I have a dataframe in my ML project it is in the following format initially.
Feature 1 | Feature 2| Feature 3 | Feature 4 | etc.
Time 1
Time 2
Time 3
Etc.
I am trying to change this dataframe to be 3d, where each value in this dataframe has another dimension into the screen, containing the same value for the same feature, but at previous 192 timesteps.
Here i am trying to use the built in function keras.preprocessing.timeseries_dataset_from_array(), but it returns the opposite of what i’m trying to achieve.
I expect it to return
Feature 1 | Feature 2| Feature 3 | Feature 4 | etc.
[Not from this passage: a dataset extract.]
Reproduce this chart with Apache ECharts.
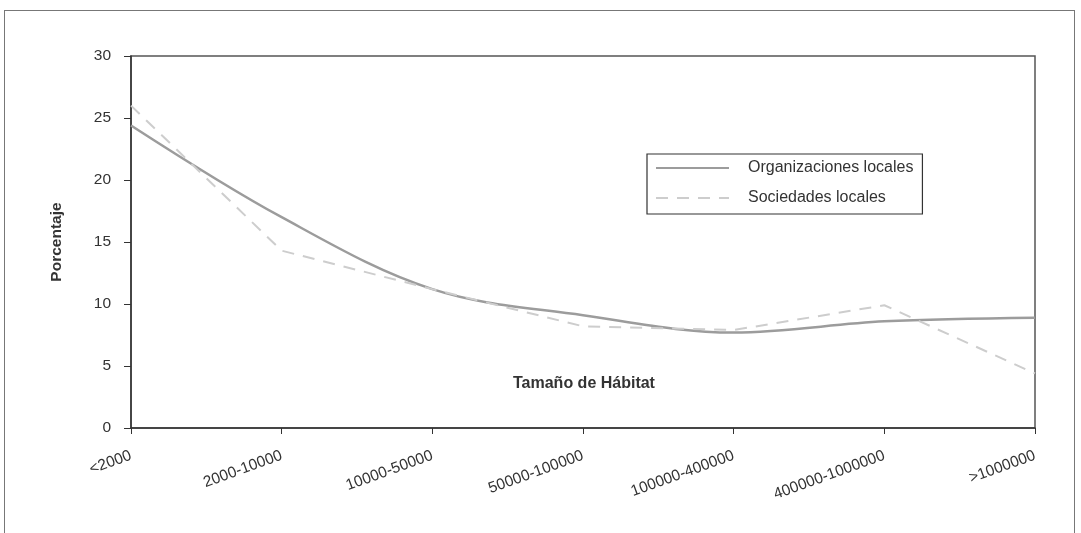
<!DOCTYPE html>
<html><head><meta charset="utf-8">
<script src="https://cdn.jsdelivr.net/npm/echarts@6/dist/echarts.min.js"></script>
<style>html,body{margin:0;padding:0;background:#fff}#c{width:1081px;height:533px}
#f{position:absolute;left:4px;top:10px;width:1071px;height:540px;border:1.5px solid #777;border-bottom:none;box-sizing:border-box;pointer-events:none}</style>
</head><body><div id="c"></div><div id="f"></div>
<script>
const categories = ['<2000','2000-10000','10000-50000','50000-100000','100000-400000','400000-1000000','>1000000'];
const organizaciones = [24.4, 17.0, 11.2, 9.1, 7.7, 8.6, 8.9];
const sociedades = [26.0, 14.3, 11.2, 8.2, 7.9, 9.9, 4.4];
const yTicks = [0, 5, 10, 15, 20, 25, 30];
const xAxisTitle = 'Tamaño de Hábitat';
const yAxisTitle = 'Porcentaje';

const FONT = 'Liberation Sans, Arial, sans-serif';
const chart = echarts.init(document.getElementById('c'));
chart.setOption({
  animation: false,
  backgroundColor: '#fff',
  grid: { left: 131, right: 46, top: 56, bottom: 105, show: true, borderColor: '#555', borderWidth: 1.5, containLabel: false },
  title: { text: xAxisTitle, left: 513, top: 376, padding: 0,
    textStyle: { fontFamily: FONT, fontSize: 16, fontWeight: 'bold', color: '#333' } },
  legend: {
    orient: 'vertical', left: 647, top: 154,
    padding: [6, 9, 8, 8], itemGap: 14,
    borderColor: '#333', borderWidth: 1.2,
    itemWidth: 73, itemHeight: 16,
    itemStyle: { opacity: 0 },
    textStyle: { fontFamily: FONT, fontSize: 16, lineHeight: 16, color: '#333', padding: [0, 0, 0, 14] },
    data: ['Organizaciones locales', 'Sociedades locales']
  },
  xAxis: {
    type: 'category', data: categories, boundaryGap: false,
    axisLine: { lineStyle: { color: '#333', width: 1.5 } },
    axisTick: { show: true, length: 6, alignWithLabel: true, lineStyle: { color: '#333' } },
    axisLabel: { rotate: 20, margin: 27, interval: 0, color: '#333', fontFamily: FONT, fontSize: 15.5 }
  },
  yAxis: {
    type: 'value', min: 0, max: 30, interval: 5,
    name: yAxisTitle, nameLocation: 'middle', nameGap: 66,
    nameTextStyle: { fontFamily: FONT, fontSize: 15.5, fontWeight: 'bold', color: '#333' },
    axisLine: { show: true, lineStyle: { color: '#333', width: 1.5 } },
    axisTick: { show: true, length: 7, lineStyle: { color: '#333' } },
    splitLine: { show: false },
    axisLabel: { margin: 20, color: '#333', fontFamily: FONT, fontSize: 15.5,
      formatter: v => yTicks.includes(v) ? String(v) : '' }
  },
  series: [
    { name: 'Organizaciones locales', type: 'line', data: organizaciones, smooth: 0.35,
      symbol: 'none', lineStyle: { color: '#9c9c9c', width: 2.5 }, itemStyle: { color: '#9c9c9c' } },
    { name: 'Sociedades locales', type: 'line', data: sociedades, smooth: false,
      symbol: 'none', lineStyle: { color: '#cdcdcd', width: 2, type: [12, 9] }, itemStyle: { color: '#cdcdcd' } }
  ]
});
</script></body></html>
Time 192| [1-192] | [1-192] | [1-192] | |
Time 193| | | | |
Time 194| | | | |
Time End| | | | |
Here it instead returns:
Feature 1 | Feature 2| Feature 3 | Feature 4 | etc.
Time 1| [192-1] | [192-1] | [192-1] | |
Time 2| | | | |
Time 3| | | | |
Time End-192| | | | |
Basically every sample contains the future 192 values, instead of the previous 192 values of the dataset. Therefore it ends 192 samples before it should, and starts 192 samples too early.
My code is the following:
#Past is defined as 192
#x_val is the 2-d dataframe
#y_val is one of the columns in the dataframe.
dataset_historic_train = keras.preprocessing.timeseries_dataset_from_array(
x_val,
y_val,
sequence_length=past,
batch_size=len(x_val),
)
Where x_val is the entirety of my 2-d dataframe indexed from first to last time of sample, and y_val is my target feature, which is Feature 1 in this case.